3. Helpful: controller disclosing personal data to EEA-incorporated processor (with non-EEA parent) – not a “transfer”. If processor discloses to third-country authority, it does so as independent controller. So controllers must assess circumstances for sufficient guarantees before engaging such processors.

4. Also helpful: 

  • when data subjects directly provide personal data to third country controller not subject to GDPR, that’s not a transfer
  • when data subjects directly provide personal data to third country controller that IS subject to GDPR under Art.3(2) offering/monitoring (added: “specifically targets the EU market”), that’s not a transfer but the controller must comply with GDPR (practical enforceability against it is a different issue of course)
  • when data subjects directly provide personal data to third country processor for third country controller, they don’t make transfers, but the controller “transfers” to the processor

5. Note: still not a transfer if EEA company employee travels to third country with laptop or remotely accesses EEA-hosted data – it’s within the same entity. New: if the employee in his capacity as such sends or makes available data to another entity in the third country, then that’s a transfer by the company.

6. Non-“transfers”:

  • New section on safeguards when  processing personal data outside the EEA even if technically there’s no “transfer”. Pay “particular attention” to the third country’s legal framework, as there may still be “increased risks” because “it takes place outside the EU, for example due to conflicting national laws or disproportionate government access in a third country”. These risks must be considered for compliance e.g. Art.5 principles, 24 controller responsibility, 32 security, 35 DPIA, 48 transfers not authorised under EU law: “a controller may very well conclude that extensive security measures are needed – or even that it would not be lawful – to conduct or proceed with a specific processing operation in a third country although there is no transfer situation.”
  • Privacy notices for non-transfers outside EEA!: when a controller intends to process personal data outside the EU (although no transfer takes place), this information should as a rule be provided to individuals as part of the controller’s transparency obligations, e.g. to ensure compliance with the principle of transparency and fairness, which also requires controllers to inform individuals of the risks in relation to the processing”. Non-binding, strictly…

7. Still unaddressed:

  • Not a “transfer” if it’s within the same legal entity, so e.g. EEA branch of US corp sending personal data to HQ isn't making a transfer, but an EEA subsidiary sending to US parent IS. Obviously the EEA branch would be subject to GDPR, with easy enforceability due to its EEA presence.
  • Art.3(1) can apply directly to non-EEA “established” entities e.g. in the Costeja case, but EDPB focuses mainly on 3(2), mentioning 3(1) only in relation to processors used by EEA-established controllers. Presumably direct provision of personal data by data subjects to Art.3(1) non-EEA controllers would also not be “transfers”, but the controller is caught by GDPR? (practical enforceability…?)
  • EEA subprocessor to non-EEA processor – analogy with processor-to-controller transmissions, this must be a “transfer”, but no SCCs exist to allow this… (workaround – adapt P2C SCCs, hey we tried our best!) 
  • The “conflicting laws” issue applies equally to EEA-established organizations that expand to third countries.  Remember SWIFT, where using its own US data center was a “transfer”? Presumably now that use alone is not “transfer”, but disclosure to third-country entities would be.

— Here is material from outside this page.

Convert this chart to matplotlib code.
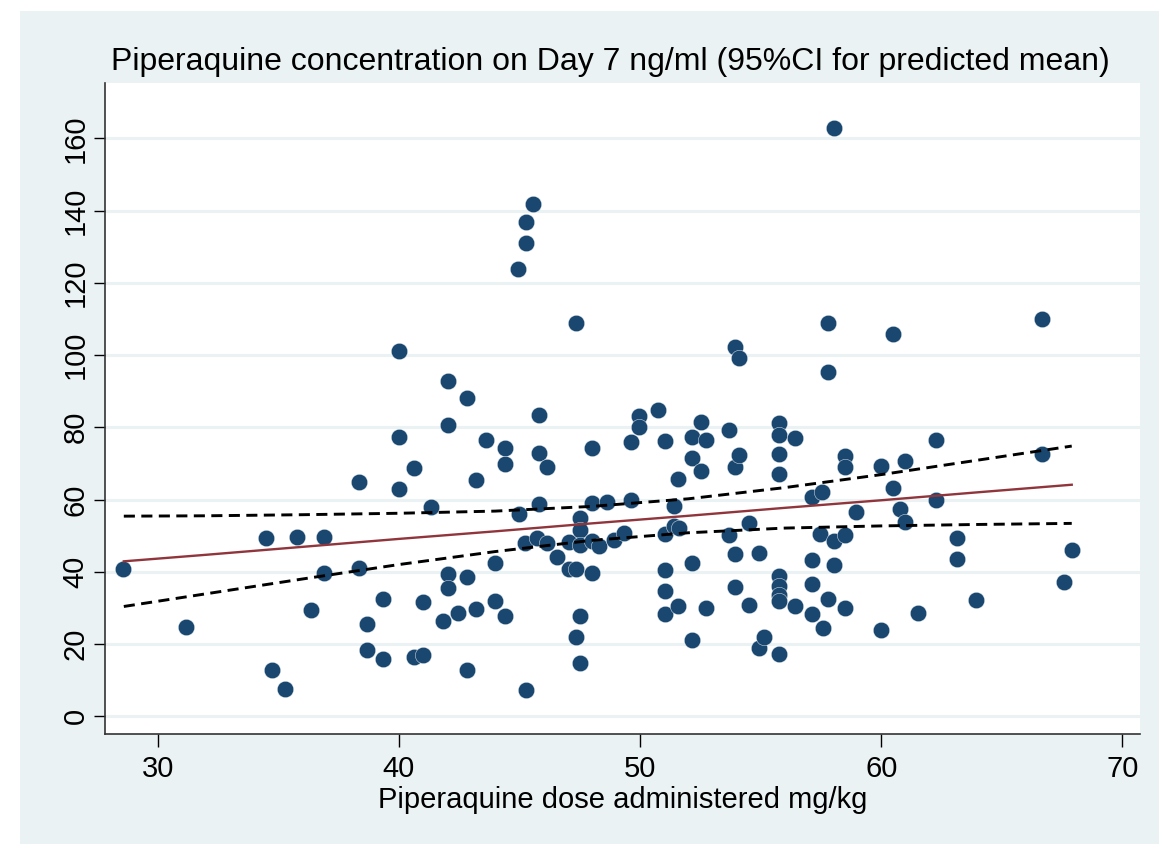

8. My speculations about possible new options for non-EEA controllers: 

  • will some non-EEA controllers just directly collect personal data from EEA data subjects now? They may still be subject to GDPR under Art.3(2) or even 3(1), but practical enforceability…
  • will some non-EEA groups set up non-EEA subsidiaries to operate branches in the EEA, that can send data “back” outside the EEA without making “transfers”? Of course, those subsidiaries are subject to GDPR, and their disclosure to non-EEA parents will be “onward transfers” that need SCCs etc, but that might be easier for some…

9. Puzzling: most of us share common views on what “made available” involves, but I didn’t follow “embedding a hard drive or submitting a password to a file” – what does that mean, how do they involve “making available” data?